Even a Gibbs sampler on subsets of those indicators restricted to two components cannot be managed directly. The paper thus examines a specially designed particle Gibbs solution that implements a split and merge move on two clusters at a time. Merging or splitting the subset. With intermediate target distributions, SMC style. While this is quite an involved mechanism, that could be deemed as excessive for the problem at hand, as well as inducing extra computing time, experiments in the paper demonstrate the mostly big improvement in efficiency brought by this algorithm.

## the worst possible proof [X’ed]

Posted in Books, Kids, Statistics, University life with tags , , , , , , on July 18, 2015 by xi'an

Another surreal experience thanks to X validated! A user of the forum recently asked for an explanation of the above proof in Lynch’s (2007) book, Introduction to Applied Bayesian Statistics and Estimation for Social Scientists. No wonder this user was puzzled: the explanation makes no sense outside the univariate case… It is hard to fathom why on Earth the author would resort to this convoluted approach to conclude about the posterior conditional distribution being a normal centred at the least square estimate and with σ²X’X as precision matrix. Presumably, he has a poor opinion of the degree of matrix algebra numeracy of his readers [and thus should abstain from establishing the result]. As it seems unrealistic to postulate that the author is himself confused about matrix algebra, given his MSc in Statistics [the footnote ² seen above after “appropriately” acknowledges that “technically we cannot divide by” the matrix, but it goes on to suggest multiplying the numerator by the matrix

$(X^\text{T}X)^{-1} (X^\text{T}X)$

which does not make sense either, unless one introduces the trace tr(.) operator, presumably out of reach for most readers]. And this part of the explanation is unnecessarily confusing in that a basic matrix manipulation leads to the result.
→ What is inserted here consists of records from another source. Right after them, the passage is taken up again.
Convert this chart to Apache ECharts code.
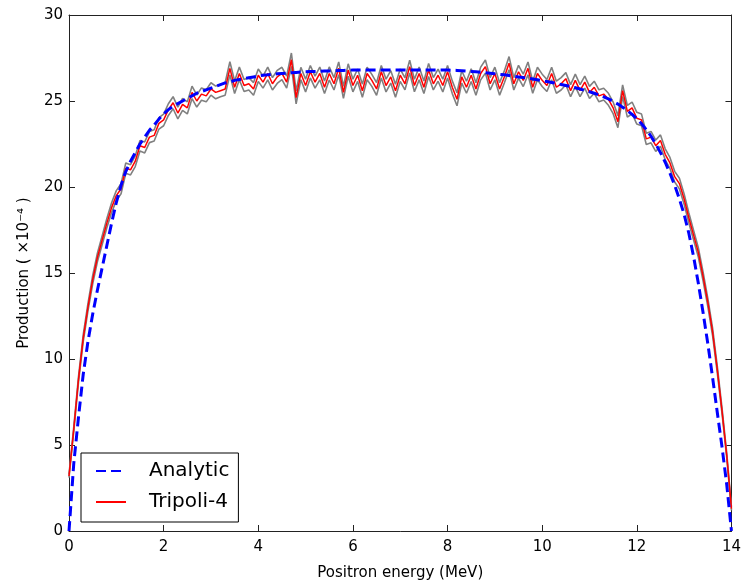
<!DOCTYPE html>
<html>
<head>
<meta charset="utf-8">
<title>Positron production</title>
<script src="https://cdn.jsdelivr.net/npm/echarts@6/dist/echarts.min.js"></script>
<style>
  html, body { margin: 0; padding: 0; background: #fff; }
  #chart { width: 744px; height: 586px; }
</style>
</head>
<body>
<div id="chart"></div>
<script>
// Energy bins: 0 to 14 MeV, 0.1 MeV apart
const binWidth = 0.1;

// Analytic production curve (×10⁻⁴) at each bin edge
const analytic = [
  0, 3.9, 6.6, 9.1, 11.0, 12.6, 14.0, 15.3, 16.6, 17.9,
  19.1, 20.1, 20.9, 21.5, 22.0, 22.5, 22.9, 23.3, 23.6, 23.95,
  24.25, 24.5, 24.7, 24.85, 25.0, 25.15, 25.3, 25.45, 25.55, 25.65,
  25.75, 25.85, 25.95, 26.05, 26.1, 26.2, 26.25, 26.3, 26.35, 26.4,
  26.45, 26.5, 26.52, 26.55, 26.58, 26.6, 26.62, 26.64, 26.66, 26.68,
  26.7, 26.71, 26.72, 26.73, 26.74, 26.75, 26.76, 26.77, 26.78, 26.79,
  26.8, 26.8, 26.8, 26.8, 26.8, 26.8, 26.8, 26.8, 26.8, 26.8,
  26.8, 26.8, 26.8, 26.8, 26.8, 26.8, 26.8, 26.8, 26.8, 26.8,
  26.8, 26.79, 26.78, 26.76, 26.74, 26.72, 26.7, 26.67, 26.64, 26.61,
  26.58, 26.55, 26.52, 26.48, 26.44, 26.4, 26.36, 26.32, 26.28, 26.23,
  26.18, 26.13, 26.08, 26.02, 25.96, 25.9, 25.84, 25.77, 25.7, 25.62,
  25.54, 25.45, 25.35, 25.24, 25.12, 24.98, 24.82, 24.64, 24.44, 24.22,
  23.97, 23.68, 23.34, 22.95, 22.5, 22.0, 21.44, 20.8, 20.1, 19.3,
  18.4, 17.3, 15.95, 14.4, 12.7, 10.9, 8.95, 6.9, 4.9, 2.7,
  0
];

// Tripoli-4 Monte Carlo tally (×10⁻⁴)
const tripoli = [
  3.2, 5.9, 8.8, 11.2, 13.0, 14.6, 15.9, 16.9, 17.9, 18.8,
  19.5, 19.9, 21.1, 21.0, 21.5, 22.4, 22.3, 22.9, 23.0, 23.7,
  23.9, 24.5, 24.9, 24.3, 24.8, 24.6, 25.5, 25.0, 25.4, 25.3,
  25.7, 25.5, 25.6, 25.7, 26.9, 25.8, 26.6, 25.9, 26.0, 25.7,
  26.5, 26.1, 26.6, 26.0, 26.4, 26.6, 26.1, 27.4, 25.2, 26.6,
  25.9, 26.7, 26.1, 26.6, 25.8, 26.6, 26.0, 26.9, 25.5, 26.8,
  25.9, 26.5, 25.6, 26.6, 26.2, 25.7, 26.7, 25.9, 26.4, 25.6,
  26.5, 26.0, 27.0, 25.9, 26.6, 25.8, 26.8, 26.0, 26.5, 25.9,
  26.7, 25.8, 25.1, 26.4, 25.8, 26.5, 25.7, 26.6, 27.0, 26.0,
  26.6, 25.7, 26.4, 27.2, 26.0, 26.7, 26.2, 26.9, 25.8, 26.6,
  26.2, 25.9, 26.6, 25.8, 26.0, 26.3, 25.6, 26.2, 25.6, 26.1,
  25.5, 25.8, 25.3, 25.4, 25.1, 24.6, 23.8, 25.6, 24.4, 24.6,
  24.0, 23.9, 22.8, 22.9, 22.4, 22.7, 21.9, 21.4, 20.6, 20.2,
  19.3, 18.2, 17.2, 16.2, 14.8, 13.3, 11.6, 9.4, 7.0, 4.4,
  1.3
];

// One-sigma statistical uncertainty of the tally
const tripoliErr = [
  0.10, 0.14, 0.17, 0.20, 0.22, 0.24, 0.25, 0.26, 0.27, 0.28,
  0.29, 0.29, 0.30, 0.30, 0.31, 0.31, 0.32, 0.32, 0.33, 0.33,
  0.34, 0.34, 0.35, 0.34, 0.35, 0.35, 0.36, 0.35, 0.36, 0.35,
  0.36, 0.37, 0.35, 0.36, 0.38, 0.36, 0.37, 0.35, 0.36, 0.37,
  0.36, 0.35, 0.37, 0.36, 0.38, 0.36, 0.35, 0.39, 0.37, 0.36,
  0.37, 0.36, 0.35, 0.37, 0.36, 0.38, 0.36, 0.37, 0.35, 0.36,
  0.37, 0.36, 0.38, 0.36, 0.35, 0.37, 0.36, 0.37, 0.36, 0.38,
  0.36, 0.35, 0.37, 0.36, 0.37, 0.36, 0.38, 0.36, 0.35, 0.37,
  0.36, 0.37, 0.38, 0.36, 0.35, 0.37, 0.36, 0.37, 0.38, 0.36,
  0.37, 0.36, 0.35, 0.38, 0.36, 0.37, 0.36, 0.37, 0.35, 0.36,
  0.36, 0.35, 0.36, 0.35, 0.36, 0.35, 0.35, 0.36, 0.35, 0.35,
  0.35, 0.35, 0.35, 0.34, 0.35, 0.34, 0.35, 0.34, 0.34, 0.34,
  0.34, 0.34, 0.33, 0.33, 0.33, 0.33, 0.32, 0.32, 0.31, 0.31,
  0.30, 0.29, 0.28, 0.27, 0.26, 0.24, 0.22, 0.20, 0.17, 0.14,
  0.10
];

const xTicks = { min: 0, max: 14, interval: 2 };
const yTicks = { min: 0, max: 30, interval: 5 };

const energy = analytic.map((_, i) => +(i * binWidth).toFixed(2));
const pairs = (vals) => vals.map((v, i) => [energy[i], v]);
const upper = tripoli.map((v, i) => +(v + tripoliErr[i]).toFixed(3));
const lower = tripoli.map((v, i) => +(v - tripoliErr[i]).toFixed(3));

const FONT = 'DejaVu Sans';
const axisLine = { show: true, onZero: false, lineStyle: { color: '#222', width: 1 } };
const tickIn = { show: true, inside: true, length: 6, lineStyle: { color: '#222', width: 1 } };

const chart = echarts.init(document.getElementById('chart'), null, { renderer: 'canvas' });
chart.setOption({
  animation: false,
  backgroundColor: '#fff',
  textStyle: { fontFamily: FONT },
  grid: { left: 69, right: 11, top: 15, bottom: 55 },
  xAxis: [
    {
      type: 'value', position: 'bottom', ...xTicks,
      axisLine, axisTick: tickIn, splitLine: { show: false },
      axisLabel: { fontSize: 15, color: '#000', margin: 9, fontFamily: FONT },
      name: 'Positron energy (MeV)', nameLocation: 'middle', nameGap: 35,
      nameTextStyle: { fontSize: 15, color: '#000', fontFamily: FONT }
    },
    {
      type: 'value', position: 'top', ...xTicks,
      axisLine, axisTick: tickIn, splitLine: { show: false },
      axisLabel: { show: false }
    }
  ],
  yAxis: [
    {
      type: 'value', position: 'left', ...yTicks,
      axisLine, axisTick: tickIn, splitLine: { show: false },
      axisLabel: { fontSize: 15, color: '#000', margin: 6, fontFamily: FONT },
      name: 'Production ( ×10⁻⁴ )', nameLocation: 'middle', nameGap: 37, nameRotate: 90,
      nameTextStyle: { fontSize: 15, color: '#000', fontFamily: FONT }
    },
    {
      type: 'value', position: 'right', ...yTicks,
      axisLine, axisTick: tickIn, splitLine: { show: false },
      axisLabel: { show: false }
    }
  ],
  legend: {
    orient: 'vertical', left: 81, top: 453,
    padding: [8, 9, 10, 14],
    itemWidth: 30, itemHeight: 14, itemGap: 11,
    borderColor: '#000', borderWidth: 1, borderRadius: 0,
    backgroundColor: '#fff',
    itemStyle: { opacity: 0 },
    data: ['Analytic', 'Tripoli-4'],
    textStyle: { fontSize: 20, color: '#000', fontFamily: FONT, padding: [0, 0, 0, 18] }
  },
  series: [
    {
      name: 'Tripoli-4 +σ', type: 'line', data: pairs(upper), symbol: 'none',
      lineStyle: { color: '#808080', width: 1.6 }, z: 2, silent: true
    },
    {
      name: 'Tripoli-4 −σ', type: 'line', data: pairs(lower), symbol: 'none',
      lineStyle: { color: '#808080', width: 1.6 }, z: 2, silent: true
    },
    {
      name: 'Tripoli-4', type: 'line', data: pairs(tripoli), symbol: 'none',
      itemStyle: { color: '#ff0000' },
      lineStyle: { color: '#ff0000', width: 1.5 }, z: 3
    },
    {
      name: 'Analytic', type: 'line', data: pairs(analytic), symbol: 'none', smooth: false,
      itemStyle: { color: '#0000ff' },
      lineStyle: { color: '#0000ff', width: 3, type: [10, 5] }, z: 4
    }
  ]
});
</script>
</body>
</html>
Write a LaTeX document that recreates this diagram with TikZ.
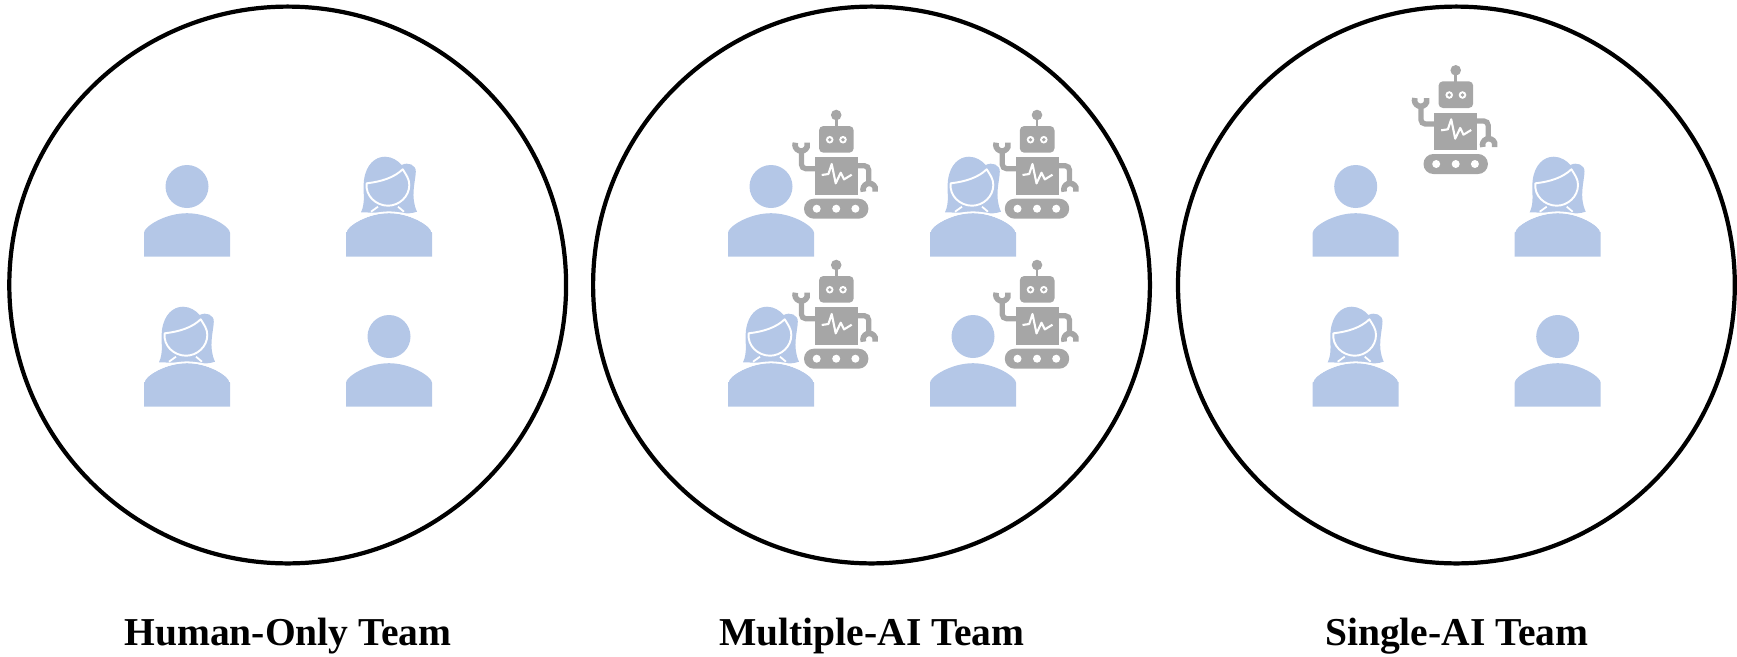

Or even simpler, a reference to Pythagoras’  theorem.

## JSM 2014, Boston [#2]

Posted in Statistics, Travel, University life with tags , , , , , , , , on August 7, 2014 by xi'an

Day #2 at JSM started quite early as I had to be on site by 7am for the CHANCE editors breakfast. No running then, except to Porter metro station. Interesting exchange full of new ideas to keep the journal cruising. In particular, a call for proposals on special issues on sexy topics (reproducible research anyone? I already have some book reviews.). And directions to increase the international scope and readership. And possibly adding or reporting on a data challenge. After this great start, I attended the Bayesian Time Series and Dynamic Models session, where David Scott Matteson from Cornell University presented an extension of the Toronto ambulance data analysis Dawn Woodard had exposed in Banff at an earlier workshop. The extension dealt with the spatio-temporal nature of the data,  using a mixture model with time-dependent weights that revolved cyclically in an autoexponential manner. And rekindling the interest in the birth-and-death alternative to reversible jump. Plus another talk by Scott Holan mixing Bayesian analysis with frequency data, an issue that always puzzled me. The second session I attended was Multiscale Modeling for Complex Massive Data, with a modelling of brain connections through a non-parametric mixture by David Dunson. And a machine learning talk by Mauro Maggioni on a projection cum optimisation technique to fight the curse of dimension. Who proposed a solution to an optimal transport problem that is much more convincing than the one I discussed a while ago. Unfortunately, this made me miss the Biometrics showcase session, where Debashis Mondal presented a joint work with Julian Besag on Exact Goodness-of-Fit Tests for Markov Chains. And where both my friends Michael Newton and Peter Green were discussants… An idle question that came to me during this last talk was about the existence of particle filters for spatial Markov structures (rather than the usual ones on temporal Markov models).

After a [no] lunch break spent on pondering over a conjecture laid to me by Natesh Pillai yesterday, I eventually joined the Feature Allocation session. Eventually as I basically had to run the entire perimeter of the conference centre! The three talks by Finale Doshi-Velez, Tamara Broderick, and Yuan Ji were all impressive and this may have been my best session so far at JSM! Thanks to Peter Müller for organising it! Tamara Broderick focussed on a generic way to build conjugate priors for non-parametric models, with all talks involving Indian buffets. Maybe a suggestion for tonight’s meal..! (In the end, great local food onn Harvard Square.)